Marmorplatten sind schwer. Und bei hochqualitativem Marmor sind die Mineralien beziehungsweise die mineralischen Körner kompakt und sehr dicht gelagert. In Zusammenarbeit mit dem Marmorspezialisten Nida entwickelte ConForm eine Lösung, die den Einsatz von Marmor auf Oberflächen ermöglicht, die nicht viel Gewicht tragen können, wie z. B. Türen, Schubladen, Geräte und Untersichten. Die Dicke dort wurde auf nur sechs Millimeter reduziert. Jede Marmorplatte ist mit Riegeln verstärkt, die eine sichere und solide Verbindung mit der darunter liegenden, hoch isolierten Struktur gewährleisten.

Achilles House, Hampstead, London, ConForm Architects
Der Marmor setzt sich in der gesamten Küche fort: Bodenbelag, Wandverkleidung und die Schränke.

Der Marmor setzt sich in der gesamten Küche fort und wird für den Bodenbelag, die Wandverkleidung und die Schränke verwendet, so dass ein zusammenhängender Raum entsteht. Diese durchgängige Verwendung von Marmor macht die Küche zu einem beruhigenden Raum, der wie eingepasst wirkt und an sehr detaillierten und durchdachten Übergängen an die bestehende Architektur anschließt.

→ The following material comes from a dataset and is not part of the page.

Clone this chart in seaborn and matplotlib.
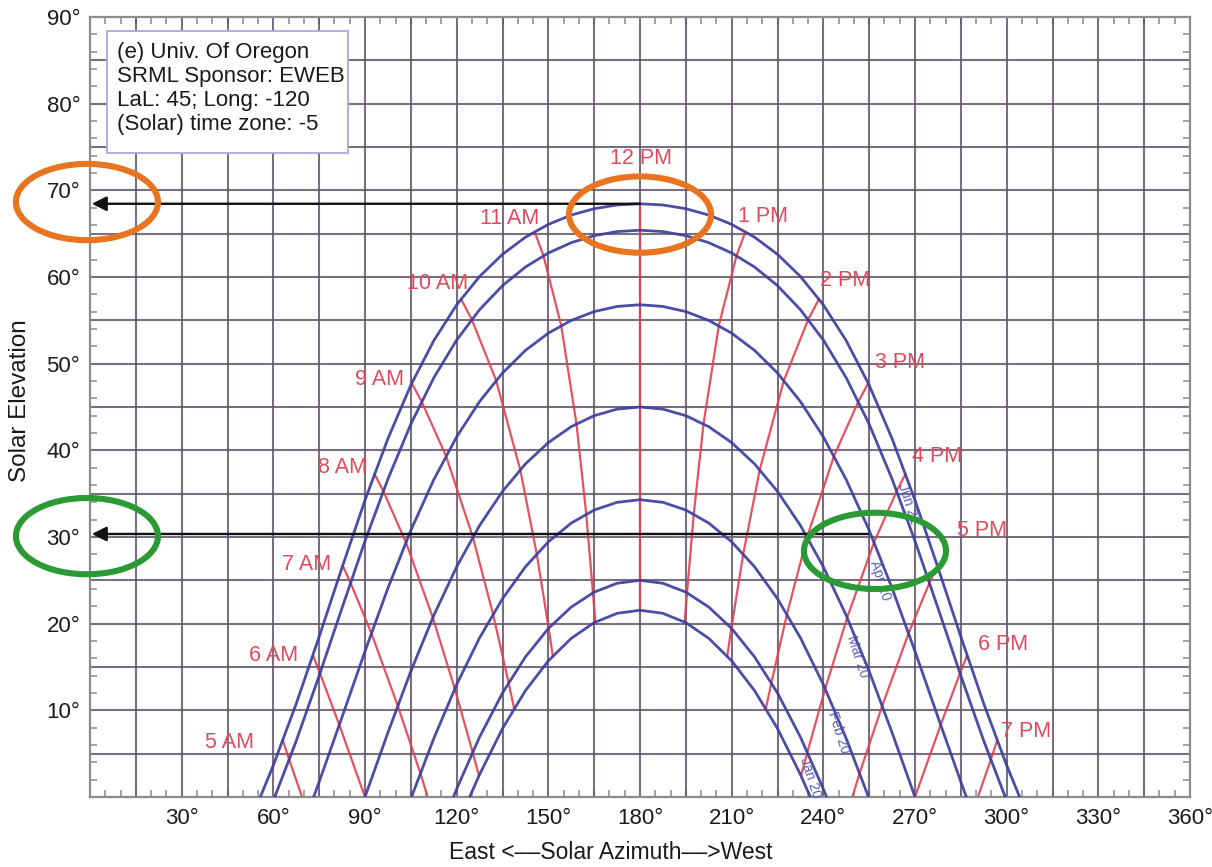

Referenz an den Stadtteil und griechischen Marmor

ConForm entwarf die Renovierung des gesamten 188 Quadratmeter großen Achilles House. Auch in den oberen Etagen wurde aufgefrischt: Insgesamt fünf Zimmer, drei davon sind Schlafzimmer, eines wird als Spielzimmer und eines als Arbeitszimmer genutzt. Die Architekten fügten eine neue Dachgaube hinzu sowie einen Raum über dem Ausleger. Schwarze Verkleidungen mit dem gleichen abgeschrägten Muster wie der Marmor sorgen für eine optische Einheit.

Bleibt noch eine Frage offen: Warum wurde das Haus nach dem griechischen Helden Achilles benannt? Die Antwort ist naheliegend: Die Adresse liegt in einer Wohngegend Londons, die für ihre griechischen Straßennamen bekannt ist. Und natürlich wurden viele Kunstwerke wie etwa Plastiken der griechischen Antike aus Marmor geschaffen. Marmore sind aber nicht nur ideale Bildhauermaterialien, sondern heute nach wie vor im Innenausbau sehr begehrt.